Gardening Magazine

Tidying the Strawberries

By Mwillis
This is a good time of year to start preparing your Strawberry plants for the new season. Over the Winter lots of the previous year's foliage will have died down and may be harbouring pest and moulds, and it's best to give the plants a good tidy-up before they spring into new growth.
Due to lack of space elsewhere, I grow my Strawberry plants in some black plastic crates. This works out well for me, because it means that I can move them around the garden as necessary. During their fruiting period I can easily put them under a netted structure to stop the birds stealing the berries, and during the Winter I can tuck them away somewhere unobtrusive. Having spent the last few months at the bottom of the garden, under my Maple tree, the crates were full of fallen leaves, pine-needles and similar debris.
Tidying the Strawberries
Most of the bigger leaves of the Strawberry plants had died down and were drooping sadly over the edges of the crates.
Tidying the Strawberries
After removing all the loose Maple leaves and suchlike I set-to with a sharp pair of secateurs and removed from each plant all but two or three small healthy leaves:
Tidying the Strawberries
Doing this exposes the emerging buds to more light, helping them to develop strongly from the start without having to push up through old foliage towards the light.
Tidying the Strawberries
Tidying the Strawberries
So now I have four crates of apparently strong and healthy plants.

Tidying the Strawberries

It's odd how they move around. They were all evenly-spaced when I planted them!

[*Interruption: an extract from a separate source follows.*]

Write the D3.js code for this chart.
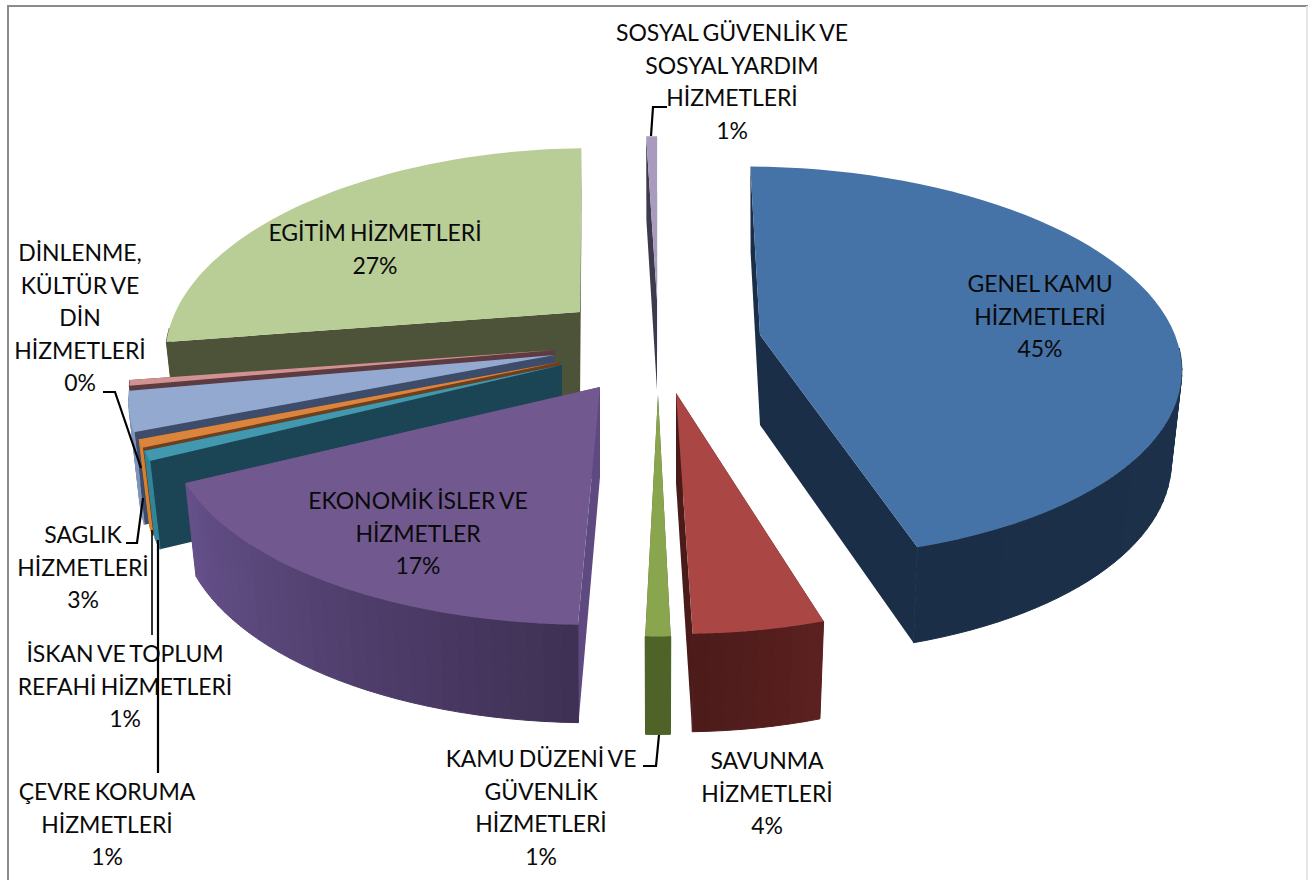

For one set of plants though, their days are numbered. After a few years a Strawberry plant begins to lose its vigour, so I have promised myself that each year one of the four crates will be emptied and begun again from new plants, thereby hopefully maintaining the vigour of my crop. In the Autumn I potted-up some runners from the parent plants, and it is these that I will use for this purpose.
Tidying the Strawberries

The potted-up runners have also lost most of their leaves, just like their parents, but fresh new growth is now beginning to appear, so I think all or most of them have rooted OK. I'll not put them into their new home just yet though - I'll wait until they are a big stronger.
By the way, another advantage of growing Strawberries in containers is that you can put them under cover - e.g. in a mini-greenhouse - if you want to bring them on quicker, for an early crop.